EXERCISE AIM
Copy the listing below in full and skip every picture.

MATERIAL PROVIDED
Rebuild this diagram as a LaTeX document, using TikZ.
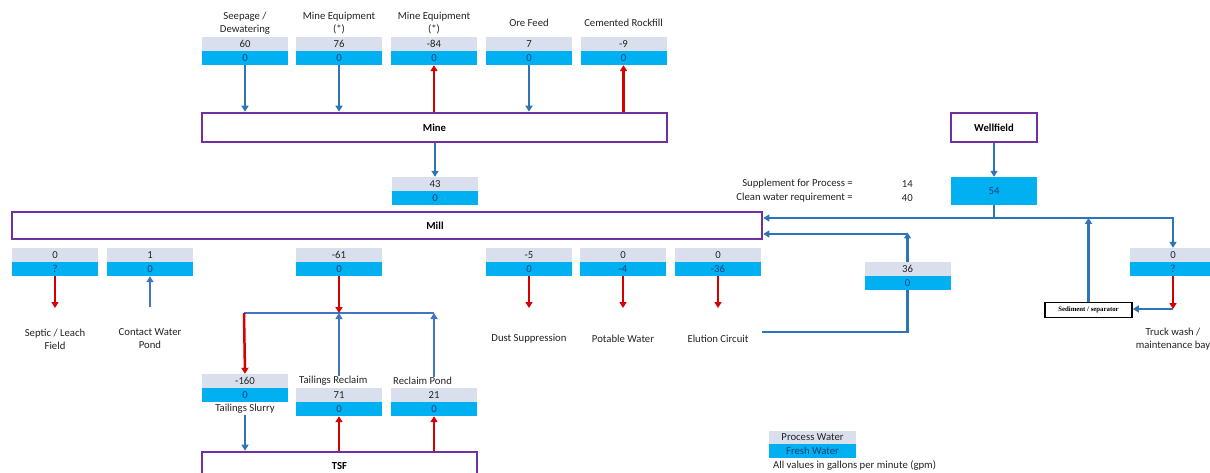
\documentclass[tikz,border=0pt]{standalone}
\usepackage{fontspec}
\setmainfont{Carlito}
\newfontfamily\sedfont{Liberation Serif}
\usetikzlibrary{arrows.meta}
\definecolor{procgray}{RGB}{217,223,237}
\definecolor{fresh}{RGB}{0,176,240}
\definecolor{freshtext}{RGB}{20,65,125}
\definecolor{boxpurple}{RGB}{112,48,160}
\definecolor{arrblue}{RGB}{46,117,182}
\definecolor{litblue}{RGB}{68,114,196}
\definecolor{arrred}{RGB}{215,0,0}
\definecolor{txt}{RGB}{35,35,35}
\tikzset{
  every node/.style={font=\fontsize{10.7}{13}\selectfont, text=txt, inner sep=0pt},
  gbox/.style={fill=procgray, minimum width=86pt, minimum height=14pt},
  bbox/.style={fill=fresh, minimum width=86pt, minimum height=14pt, text=freshtext},
  pbox/.style={draw=boxpurple, line width=2.6pt, fill=white, font=\fontsize{10.7}{13}\selectfont\bfseries, text=black},
  tip/.style={-{Triangle[length=6pt,width=7pt]}},
  barrow/.style={draw=arrblue, line width=2.5pt, tip},
  larrow/.style={draw=litblue, line width=2.5pt, tip},
  rarrow/.style={draw=arrred, line width=2.5pt, tip},
  bline/.style={draw=arrblue, line width=2.5pt},
  lline/.style={draw=litblue, line width=2.5pt},
  lbl/.style={align=center},
}
\newcommand\valpair[5]{%
  \node[gbox] (#1p) at (#2,#3+7) {#4};
  \node[bbox] (#1f) at (#2,#3+21) {#5};}
\begin{document}
\begin{tikzpicture}[x=1pt,y=-1pt]
\useasboundingbox[fill=white] (0,0) rectangle (1210,473);

% ---------- top row ----------
\node[lbl] (lseep) at (245,23) {Seepage /\\Dewatering};
\node[lbl] (lme1) at (339,23) {Mine Equipment\\(*)};
\node[lbl] (lme2) at (434,23) {Mine Equipment\\(*)};
\node[lbl] (lore) at (529,23) {Ore Feed};
\node[lbl] (lcem) at (623.5,23) {Cemented Rockfill};
\valpair{seep}{245}{37}{60}{0}
\valpair{meA}{339}{37}{76}{0}
\valpair{meB}{434}{37}{-84}{0}
\valpair{ore}{529}{37}{7}{0}
\valpair{cem}{623.5}{37}{-9}{0}

\node[pbox, minimum width=465pt, minimum height=29pt] (mine) at (434.5,127.5) {Mine};

\draw[barrow] (seepf.south) -- (seepf.south |- mine.north);
\draw[barrow] (meAf.south) -- (meAf.south |- mine.north);
\draw[rarrow] (meBf.south |- mine.north) -- (meBf.south);
\draw[barrow] (oref.south) -- (oref.south |- mine.north);
\draw[rarrow] (cemf.south |- mine.north) -- (cemf.south);

\valpair{mil}{435}{177}{43}{0}
\draw[barrow] (mine.south -| milp.north) -- (milp.north);

% ---------- mill ----------
\node[pbox, minimum width=750pt, minimum height=27pt] (mill) at (387,225.5) {};
\node[font=\fontsize{10.7}{13}\selectfont\bfseries, text=black] (milltxt) at (435,225.5) {Mill};

% ---------- wellfield ----------
\node[pbox, minimum width=86pt, minimum height=29pt] (well) at (994,127.5) {Wellfield};
\node[bbox, minimum height=28pt] (w54) at (994,191) {54};
\draw[barrow] (well.south) -- (w54.north);
\node[anchor=east] (sup1) at (853,184) {Supplement for Process =};
\node[anchor=east] (sup2) at (853,198) {Clean water requirement =};
\node[anchor=east] (sup1v) at (913,184) {14};
\node[anchor=east] (sup2v) at (913,198) {40};

\coordinate (j1) at (994,218);
\coordinate (tcorner) at (1173,309);
\draw[bline] (w54.south) -- (j1);
\draw[barrow] (j1) -- (j1 -| mill.east);

% ---------- bottom row under mill ----------
\valpair{sep}{55}{248}{0}{?}
\valpair{con}{150}{248}{1}{0}
\valpair{tal}{339}{248}{-61}{0}
\valpair{dus}{529}{248}{-5}{0}
\valpair{pot}{623}{248}{0}{-4}
\valpair{elu}{718}{248}{0}{-36}
\valpair{ret}{907.5}{262}{36}{0}
\valpair{trk}{1173}{248}{0}{?}

\node[lbl] (lsep) at (55,339) {Septic / Leach\\Field};
\node[lbl] (lcon) at (150,339) {Contact Water\\Pond};
\node[lbl] (ldus) at (529,339) {Dust Suppression};
\node[lbl] (lpot) at (623,339) {Potable Water};
\node[lbl] (lelu) at (718,339) {Elution Circuit};
\node[lbl] (ltrk) at (1173,339) {Truck wash /\\maintenance bay};

\coordinate (sepend) at (55,308);
\coordinate (conend) at (150,307);
\coordinate (dusend) at (529,308);
\coordinate (potend) at (623,308);
\coordinate (eluend) at (718,308);
\draw[rarrow] (sepf.south) -- (sepend);
\draw[larrow] (conend) -- (conf.south);
\draw[rarrow] (dusf.south) -- (dusend);
\draw[rarrow] (potf.south) -- (potend);
\draw[rarrow] (eluf.south) -- (eluend);

% elution return
\coordinate (elustart) at (762,332);
\coordinate (rc) at (907.5,234);
\draw[bline] (elustart) -| (retf.south);
\draw[barrow] (retp.north) -- ([yshift=1.5pt]rc);
\draw[barrow] (rc) -- (rc -| mill.east);

% truck wash / sediment
\node[draw=black, line width=1.6pt, fill=white, minimum width=87pt, minimum height=15pt,
      font=\sedfont\bfseries\fontsize{6.8}{8}\selectfont, text=black] (sed) at (1088.5,310) {Sediment / separator};
\draw[barrow] (j1) -| (trkp.north);
\draw[rarrow] (trkf.south) -- (tcorner);
\draw[barrow] (tcorner) -- (sed.east |- tcorner);
\draw[barrow] (sed.north) -- (sed.north |- j1);

% ---------- tailings ----------
\coordinate (jt) at (339,313);
\coordinate (jl) at (244,313);
\coordinate (jr) at (434,313);
\valpair{slu}{245}{374}{-160}{0}
\node[lbl] (lslu) at (245,409) {Tailings Slurry};
\node[anchor=west] (lrec) at (299,381) {Tailings Reclaim};
\node[anchor=west] (lpon) at (393,381) {Reclaim Pond};
\valpair{rec}{339}{388}{71}{0}
\valpair{pon}{434}{388}{21}{0}

\draw[lline] (jl) -- (jr);
\draw[rarrow] (talf.south) -- (jt);
\draw[rarrow] (jl) -- (slup.north);
\draw[larrow] (lrec.north -| jt) -- (jt);
\draw[larrow] (lpon.north -| jr) -- (jr);

\node[pbox, minimum width=275pt, minimum height=40pt] (tsf) at (339.5,472) {};
\node[font=\fontsize{10.7}{13}\selectfont\bfseries, text=black] (tsftxt) at (339.5,466) {TSF};
\draw[barrow] ([yshift=-1pt]lslu.south) -- (lslu.south |- tsf.north);
\draw[rarrow] (tsf.north -| recf.south) -- (recf.south);
\draw[rarrow] (tsf.north -| ponf.south) -- (ponf.south);

% ---------- legend ----------
\node[gbox, minimum width=87pt, minimum height=13pt] (legp) at (812.5,437.5) {Process Water};
\node[bbox, minimum width=87pt, minimum height=14pt] (legf) at (812.5,451) {Fresh Water};
\node[anchor=west] (legt) at (773,466) {All values in gallons per minute (gpm)};
\end{tikzpicture}
\end{document}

WRITTEN ANSWER
Rebuild this diagram as a LaTeX document, using TikZ.
\documentclass[tikz,border=0pt]{standalone}
\usepackage{fontspec}
\setmainfont{Carlito}
\newfontfamily\sedfont{Liberation Serif}
\usetikzlibrary{arrows.meta}
\definecolor{procgray}{RGB}{217,223,237}
\definecolor{fresh}{RGB}{0,176,240}
\definecolor{freshtext}{RGB}{20,65,125}
\definecolor{boxpurple}{RGB}{112,48,160}
\definecolor{arrblue}{RGB}{46,117,182}
\definecolor{litblue}{RGB}{68,114,196}
\definecolor{arrred}{RGB}{215,0,0}
\definecolor{txt}{RGB}{35,35,35}
\tikzset{
  every node/.style={font=\fontsize{10.7}{13}\selectfont, text=txt, inner sep=0pt},
  gbox/.style={fill=procgray, minimum width=86pt, minimum height=14pt},
  bbox/.style={fill=fresh, minimum width=86pt, minimum height=14pt, text=freshtext},
  pbox/.style={draw=boxpurple, line width=2.6pt, fill=white, font=\fontsize{10.7}{13}\selectfont\bfseries, text=black},
  tip/.style={-{Triangle[length=6pt,width=7pt]}},
  barrow/.style={draw=arrblue, line width=2.5pt, tip},
  larrow/.style={draw=litblue, line width=2.5pt, tip},
  rarrow/.style={draw=arrred, line width=2.5pt, tip},
  bline/.style={draw=arrblue, line width=2.5pt},
  lline/.style={draw=litblue, line width=2.5pt},
  lbl/.style={align=center},
}
\newcommand\valpair[5]{%
  \node[gbox] (#1p) at (#2,#3+7) {#4};
  \node[bbox] (#1f) at (#2,#3+21) {#5};}
\begin{document}
\begin{tikzpicture}[x=1pt,y=-1pt]
\useasboundingbox[fill=white] (0,0) rectangle (1210,473);

% ---------- top row ----------
\node[lbl] (lseep) at (245,23) {Seepage /\\Dewatering};
\node[lbl] (lme1) at (339,23) {Mine Equipment\\(*)};
\node[lbl] (lme2) at (434,23) {Mine Equipment\\(*)};
\node[lbl] (lore) at (529,23) {Ore Feed};
\node[lbl] (lcem) at (623.5,23) {Cemented Rockfill};
\valpair{seep}{245}{37}{60}{0}
\valpair{meA}{339}{37}{76}{0}
\valpair{meB}{434}{37}{-84}{0}
\valpair{ore}{529}{37}{7}{0}
\valpair{cem}{623.5}{37}{-9}{0}

\node[pbox, minimum width=465pt, minimum height=29pt] (mine) at (434.5,127.5) {Mine};

\draw[barrow] (seepf.south) -- (seepf.south |- mine.north);
\draw[barrow] (meAf.south) -- (meAf.south |- mine.north);
\draw[rarrow] (meBf.south |- mine.north) -- (meBf.south);
\draw[barrow] (oref.south) -- (oref.south |- mine.north);
\draw[rarrow] (cemf.south |- mine.north) -- (cemf.south);

\valpair{mil}{435}{177}{43}{0}
\draw[barrow] (mine.south -| milp.north) -- (milp.north);

% ---------- mill ----------
\node[pbox, minimum width=750pt, minimum height=27pt] (mill) at (387,225.5) {};
\node[font=\fontsize{10.7}{13}\selectfont\bfseries, text=black] (milltxt) at (435,225.5) {Mill};

% ---------- wellfield ----------
\node[pbox, minimum width=86pt, minimum height=29pt] (well) at (994,127.5) {Wellfield};
\node[bbox, minimum height=28pt] (w54) at (994,191) {54};
\draw[barrow] (well.south) -- (w54.north);
\node[anchor=east] (sup1) at (853,184) {Supplement for Process =};
\node[anchor=east] (sup2) at (853,198) {Clean water requirement =};
\node[anchor=east] (sup1v) at (913,184) {14};
\node[anchor=east] (sup2v) at (913,198) {40};

\coordinate (j1) at (994,218);
\coordinate (tcorner) at (1173,309);
\draw[bline] (w54.south) -- (j1);
\draw[barrow] (j1) -- (j1 -| mill.east);

% ---------- bottom row under mill ----------
\valpair{sep}{55}{248}{0}{?}
\valpair{con}{150}{248}{1}{0}
\valpair{tal}{339}{248}{-61}{0}
\valpair{dus}{529}{248}{-5}{0}
\valpair{pot}{623}{248}{0}{-4}
\valpair{elu}{718}{248}{0}{-36}
\valpair{ret}{907.5}{262}{36}{0}
\valpair{trk}{1173}{248}{0}{?}

\node[lbl] (lsep) at (55,339) {Septic / Leach\\Field};
\node[lbl] (lcon) at (150,339) {Contact Water\\Pond};
\node[lbl] (ldus) at (529,339) {Dust Suppression};
\node[lbl] (lpot) at (623,339) {Potable Water};
\node[lbl] (lelu) at (718,339) {Elution Circuit};
\node[lbl] (ltrk) at (1173,339) {Truck wash /\\maintenance bay};

\coordinate (sepend) at (55,308);
\coordinate (conend) at (150,307);
\coordinate (dusend) at (529,308);
\coordinate (potend) at (623,308);
\coordinate (eluend) at (718,308);
\draw[rarrow] (sepf.south) -- (sepend);
\draw[larrow] (conend) -- (conf.south);
\draw[rarrow] (dusf.south) -- (dusend);
\draw[rarrow] (potf.south) -- (potend);
\draw[rarrow] (eluf.south) -- (eluend);

% elution return
\coordinate (elustart) at (762,332);
\coordinate (rc) at (907.5,234);
\draw[bline] (elustart) -| (retf.south);
\draw[barrow] (retp.north) -- ([yshift=1.5pt]rc);
\draw[barrow] (rc) -- (rc -| mill.east);

% truck wash / sediment
\node[draw=black, line width=1.6pt, fill=white, minimum width=87pt, minimum height=15pt,
      font=\sedfont\bfseries\fontsize{6.8}{8}\selectfont, text=black] (sed) at (1088.5,310) {Sediment / separator};
\draw[barrow] (j1) -| (trkp.north);
\draw[rarrow] (trkf.south) -- (tcorner);
\draw[barrow] (tcorner) -- (sed.east |- tcorner);
\draw[barrow] (sed.north) -- (sed.north |- j1);

% ---------- tailings ----------
\coordinate (jt) at (339,313);
\coordinate (jl) at (244,313);
\coordinate (jr) at (434,313);
\valpair{slu}{245}{374}{-160}{0}
\node[lbl] (lslu) at (245,409) {Tailings Slurry};
\node[anchor=west] (lrec) at (299,381) {Tailings Reclaim};
\node[anchor=west] (lpon) at (393,381) {Reclaim Pond};
\valpair{rec}{339}{388}{71}{0}
\valpair{pon}{434}{388}{21}{0}

\draw[lline] (jl) -- (jr);
\draw[rarrow] (talf.south) -- (jt);
\draw[rarrow] (jl) -- (slup.north);
\draw[larrow] (lrec.north -| jt) -- (jt);
\draw[larrow] (lpon.north -| jr) -- (jr);

\node[pbox, minimum width=275pt, minimum height=40pt] (tsf) at (339.5,472) {};
\node[font=\fontsize{10.7}{13}\selectfont\bfseries, text=black] (tsftxt) at (339.5,466) {TSF};
\draw[barrow] ([yshift=-1pt]lslu.south) -- (lslu.south |- tsf.north);
\draw[rarrow] (tsf.north -| recf.south) -- (recf.south);
\draw[rarrow] (tsf.north -| ponf.south) -- (ponf.south);

% ---------- legend ----------
\node[gbox, minimum width=87pt, minimum height=13pt] (legp) at (812.5,437.5) {Process Water};
\node[bbox, minimum width=87pt, minimum height=14pt] (legf) at (812.5,451) {Fresh Water};
\node[anchor=west] (legt) at (773,466) {All values in gallons per minute (gpm)};
\end{tikzpicture}
\end{document}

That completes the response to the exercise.